Directions
Take the lines from the beginning of the data below through the line holding "import * as" and return exactly those.

Given information
-- start --

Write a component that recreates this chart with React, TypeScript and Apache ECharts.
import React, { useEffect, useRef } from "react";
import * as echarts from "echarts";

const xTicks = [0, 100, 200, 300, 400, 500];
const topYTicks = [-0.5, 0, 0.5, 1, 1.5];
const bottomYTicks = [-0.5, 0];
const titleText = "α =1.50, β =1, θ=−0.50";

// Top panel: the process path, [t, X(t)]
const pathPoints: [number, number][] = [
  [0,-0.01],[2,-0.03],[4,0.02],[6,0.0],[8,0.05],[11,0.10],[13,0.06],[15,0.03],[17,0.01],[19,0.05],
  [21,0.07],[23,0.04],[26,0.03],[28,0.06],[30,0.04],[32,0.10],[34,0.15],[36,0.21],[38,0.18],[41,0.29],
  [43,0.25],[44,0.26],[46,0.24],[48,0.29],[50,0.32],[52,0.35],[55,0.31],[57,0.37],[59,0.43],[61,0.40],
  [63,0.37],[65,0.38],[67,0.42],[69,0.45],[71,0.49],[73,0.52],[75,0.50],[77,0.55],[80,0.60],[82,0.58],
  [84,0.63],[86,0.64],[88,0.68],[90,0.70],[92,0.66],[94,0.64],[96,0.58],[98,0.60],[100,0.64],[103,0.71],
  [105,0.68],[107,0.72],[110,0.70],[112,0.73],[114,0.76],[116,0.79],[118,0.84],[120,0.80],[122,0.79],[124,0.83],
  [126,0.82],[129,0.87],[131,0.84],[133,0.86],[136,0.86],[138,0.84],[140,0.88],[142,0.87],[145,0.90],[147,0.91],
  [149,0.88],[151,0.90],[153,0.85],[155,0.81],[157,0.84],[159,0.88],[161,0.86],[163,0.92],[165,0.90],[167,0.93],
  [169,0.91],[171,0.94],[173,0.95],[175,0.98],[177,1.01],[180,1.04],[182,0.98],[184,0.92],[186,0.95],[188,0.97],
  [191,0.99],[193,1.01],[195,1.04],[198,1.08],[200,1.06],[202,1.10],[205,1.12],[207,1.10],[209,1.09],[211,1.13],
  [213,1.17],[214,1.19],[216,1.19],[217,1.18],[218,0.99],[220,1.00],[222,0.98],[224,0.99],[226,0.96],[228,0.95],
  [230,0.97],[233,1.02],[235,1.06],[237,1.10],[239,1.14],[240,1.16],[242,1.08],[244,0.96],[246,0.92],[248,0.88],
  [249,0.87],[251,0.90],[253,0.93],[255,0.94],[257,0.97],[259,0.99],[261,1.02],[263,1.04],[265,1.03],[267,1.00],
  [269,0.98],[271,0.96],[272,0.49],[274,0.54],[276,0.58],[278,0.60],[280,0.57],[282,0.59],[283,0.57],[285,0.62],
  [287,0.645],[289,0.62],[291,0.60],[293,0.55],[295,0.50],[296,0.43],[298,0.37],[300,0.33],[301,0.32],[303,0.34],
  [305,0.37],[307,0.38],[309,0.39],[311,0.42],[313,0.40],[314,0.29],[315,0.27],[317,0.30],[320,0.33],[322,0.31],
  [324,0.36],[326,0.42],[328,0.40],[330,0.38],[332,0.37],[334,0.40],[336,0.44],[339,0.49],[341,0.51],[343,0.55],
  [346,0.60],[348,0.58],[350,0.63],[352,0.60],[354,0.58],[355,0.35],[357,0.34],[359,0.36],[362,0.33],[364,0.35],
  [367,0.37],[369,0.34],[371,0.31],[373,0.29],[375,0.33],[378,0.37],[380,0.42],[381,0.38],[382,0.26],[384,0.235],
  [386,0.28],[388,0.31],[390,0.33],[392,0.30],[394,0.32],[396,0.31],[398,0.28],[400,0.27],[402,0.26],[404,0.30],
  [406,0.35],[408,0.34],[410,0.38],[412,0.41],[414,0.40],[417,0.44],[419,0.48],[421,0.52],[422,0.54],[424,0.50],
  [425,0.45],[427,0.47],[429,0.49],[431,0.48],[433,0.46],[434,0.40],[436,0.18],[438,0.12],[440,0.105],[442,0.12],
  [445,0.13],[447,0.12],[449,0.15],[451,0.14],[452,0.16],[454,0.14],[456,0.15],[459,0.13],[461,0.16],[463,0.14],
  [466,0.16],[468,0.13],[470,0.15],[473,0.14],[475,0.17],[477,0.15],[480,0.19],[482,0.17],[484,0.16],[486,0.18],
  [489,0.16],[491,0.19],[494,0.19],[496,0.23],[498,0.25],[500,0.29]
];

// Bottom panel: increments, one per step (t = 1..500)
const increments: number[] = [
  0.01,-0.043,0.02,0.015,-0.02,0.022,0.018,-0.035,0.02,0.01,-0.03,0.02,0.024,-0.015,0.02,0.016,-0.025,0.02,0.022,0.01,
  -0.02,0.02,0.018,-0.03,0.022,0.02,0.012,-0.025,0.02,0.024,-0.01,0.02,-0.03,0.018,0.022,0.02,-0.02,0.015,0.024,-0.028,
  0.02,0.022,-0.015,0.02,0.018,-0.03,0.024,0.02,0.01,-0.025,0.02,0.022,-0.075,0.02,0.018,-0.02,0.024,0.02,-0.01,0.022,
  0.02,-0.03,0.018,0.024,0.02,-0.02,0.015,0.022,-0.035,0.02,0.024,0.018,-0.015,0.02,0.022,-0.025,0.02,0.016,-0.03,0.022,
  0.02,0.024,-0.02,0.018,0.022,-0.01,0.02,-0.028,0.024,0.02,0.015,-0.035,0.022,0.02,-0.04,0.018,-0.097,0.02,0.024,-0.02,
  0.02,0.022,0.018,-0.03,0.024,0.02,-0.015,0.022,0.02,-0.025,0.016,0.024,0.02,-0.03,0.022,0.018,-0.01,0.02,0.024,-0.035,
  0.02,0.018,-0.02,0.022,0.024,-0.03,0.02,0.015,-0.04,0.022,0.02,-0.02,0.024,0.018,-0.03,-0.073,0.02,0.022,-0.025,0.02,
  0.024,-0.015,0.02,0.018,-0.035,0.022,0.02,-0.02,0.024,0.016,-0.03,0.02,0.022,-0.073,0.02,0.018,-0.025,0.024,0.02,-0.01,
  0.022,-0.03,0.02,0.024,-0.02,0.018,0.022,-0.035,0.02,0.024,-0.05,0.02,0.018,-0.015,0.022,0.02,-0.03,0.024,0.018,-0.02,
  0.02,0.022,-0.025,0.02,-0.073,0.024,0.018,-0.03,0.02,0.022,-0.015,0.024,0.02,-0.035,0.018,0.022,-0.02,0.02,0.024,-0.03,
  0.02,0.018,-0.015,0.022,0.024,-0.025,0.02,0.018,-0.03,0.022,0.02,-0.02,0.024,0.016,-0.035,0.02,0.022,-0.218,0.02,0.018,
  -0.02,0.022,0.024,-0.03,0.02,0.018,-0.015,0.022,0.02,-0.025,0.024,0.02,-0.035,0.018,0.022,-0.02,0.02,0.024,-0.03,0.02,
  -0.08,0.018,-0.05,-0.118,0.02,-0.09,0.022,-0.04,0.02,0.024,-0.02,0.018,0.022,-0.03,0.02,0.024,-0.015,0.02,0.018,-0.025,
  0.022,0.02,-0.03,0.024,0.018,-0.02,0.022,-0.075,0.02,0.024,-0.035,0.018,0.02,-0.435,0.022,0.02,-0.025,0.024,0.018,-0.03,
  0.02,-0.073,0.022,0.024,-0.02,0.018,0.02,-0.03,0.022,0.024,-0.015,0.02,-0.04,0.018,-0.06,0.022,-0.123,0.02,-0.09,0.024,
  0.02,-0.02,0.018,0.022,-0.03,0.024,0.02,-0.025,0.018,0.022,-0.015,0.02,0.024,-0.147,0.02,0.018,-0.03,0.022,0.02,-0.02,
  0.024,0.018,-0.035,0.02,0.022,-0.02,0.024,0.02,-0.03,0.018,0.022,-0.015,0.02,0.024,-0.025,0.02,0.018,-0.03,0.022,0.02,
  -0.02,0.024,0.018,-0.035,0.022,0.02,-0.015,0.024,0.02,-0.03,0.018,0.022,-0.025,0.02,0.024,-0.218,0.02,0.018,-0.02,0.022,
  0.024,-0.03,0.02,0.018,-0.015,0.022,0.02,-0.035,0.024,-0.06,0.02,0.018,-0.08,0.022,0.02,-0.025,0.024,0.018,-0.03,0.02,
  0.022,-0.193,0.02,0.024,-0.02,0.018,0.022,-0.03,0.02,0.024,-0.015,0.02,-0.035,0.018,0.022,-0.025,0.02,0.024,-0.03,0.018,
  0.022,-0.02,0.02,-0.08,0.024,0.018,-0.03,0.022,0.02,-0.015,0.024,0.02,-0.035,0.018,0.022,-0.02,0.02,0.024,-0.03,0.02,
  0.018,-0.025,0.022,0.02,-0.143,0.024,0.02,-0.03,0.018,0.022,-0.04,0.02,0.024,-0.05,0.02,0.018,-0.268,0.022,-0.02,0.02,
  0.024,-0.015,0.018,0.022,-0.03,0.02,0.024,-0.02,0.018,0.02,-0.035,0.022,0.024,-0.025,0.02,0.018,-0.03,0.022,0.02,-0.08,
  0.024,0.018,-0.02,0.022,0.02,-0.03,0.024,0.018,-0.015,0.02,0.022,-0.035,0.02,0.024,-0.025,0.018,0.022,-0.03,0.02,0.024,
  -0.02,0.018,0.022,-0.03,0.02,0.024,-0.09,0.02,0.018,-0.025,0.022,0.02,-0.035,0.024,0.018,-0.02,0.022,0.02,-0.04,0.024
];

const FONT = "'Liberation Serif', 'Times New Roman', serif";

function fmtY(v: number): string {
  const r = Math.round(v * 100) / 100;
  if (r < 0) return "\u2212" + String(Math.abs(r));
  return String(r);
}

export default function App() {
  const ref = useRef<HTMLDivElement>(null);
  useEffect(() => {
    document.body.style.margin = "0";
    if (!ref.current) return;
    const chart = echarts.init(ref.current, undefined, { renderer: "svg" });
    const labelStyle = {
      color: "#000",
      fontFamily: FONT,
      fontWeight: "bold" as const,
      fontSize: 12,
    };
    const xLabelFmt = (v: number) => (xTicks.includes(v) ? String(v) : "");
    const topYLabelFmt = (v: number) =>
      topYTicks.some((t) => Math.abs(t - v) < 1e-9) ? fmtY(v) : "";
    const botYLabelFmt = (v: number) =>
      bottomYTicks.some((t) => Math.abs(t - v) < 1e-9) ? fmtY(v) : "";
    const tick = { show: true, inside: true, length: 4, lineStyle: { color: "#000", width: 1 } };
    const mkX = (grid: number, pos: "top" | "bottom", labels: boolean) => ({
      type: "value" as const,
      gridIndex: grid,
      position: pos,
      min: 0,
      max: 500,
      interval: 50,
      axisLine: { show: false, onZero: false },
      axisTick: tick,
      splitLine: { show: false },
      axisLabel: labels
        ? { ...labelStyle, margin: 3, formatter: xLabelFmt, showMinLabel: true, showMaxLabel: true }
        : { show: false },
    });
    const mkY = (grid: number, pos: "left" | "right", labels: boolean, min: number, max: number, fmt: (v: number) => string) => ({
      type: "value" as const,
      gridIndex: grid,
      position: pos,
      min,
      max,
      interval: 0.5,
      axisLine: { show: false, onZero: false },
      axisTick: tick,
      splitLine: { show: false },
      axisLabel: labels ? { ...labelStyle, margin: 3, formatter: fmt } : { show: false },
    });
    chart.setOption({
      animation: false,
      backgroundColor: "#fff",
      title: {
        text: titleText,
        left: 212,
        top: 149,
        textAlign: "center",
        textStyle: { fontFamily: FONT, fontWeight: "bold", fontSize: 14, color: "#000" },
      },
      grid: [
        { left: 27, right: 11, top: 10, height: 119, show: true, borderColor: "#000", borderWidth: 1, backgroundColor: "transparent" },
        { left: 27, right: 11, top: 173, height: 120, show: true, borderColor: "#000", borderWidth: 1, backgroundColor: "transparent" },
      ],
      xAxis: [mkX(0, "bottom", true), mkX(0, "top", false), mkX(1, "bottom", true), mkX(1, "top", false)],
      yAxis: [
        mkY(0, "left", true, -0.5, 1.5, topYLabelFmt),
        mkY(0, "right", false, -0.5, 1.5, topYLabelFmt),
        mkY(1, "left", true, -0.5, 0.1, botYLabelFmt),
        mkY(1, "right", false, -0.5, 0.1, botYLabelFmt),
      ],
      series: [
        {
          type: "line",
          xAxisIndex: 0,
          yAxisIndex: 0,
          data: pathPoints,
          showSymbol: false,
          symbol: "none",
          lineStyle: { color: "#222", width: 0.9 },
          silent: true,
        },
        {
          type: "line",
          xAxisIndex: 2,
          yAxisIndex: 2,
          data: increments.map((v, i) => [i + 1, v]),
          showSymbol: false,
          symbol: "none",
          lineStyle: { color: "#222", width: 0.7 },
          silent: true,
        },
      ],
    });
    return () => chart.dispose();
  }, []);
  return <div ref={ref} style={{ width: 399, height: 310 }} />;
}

-- end --

Exercise solution
Write a component that recreates this chart with React, TypeScript and Apache ECharts.
import React, { useEffect, useRef } from "react";
import * as echarts from "echarts";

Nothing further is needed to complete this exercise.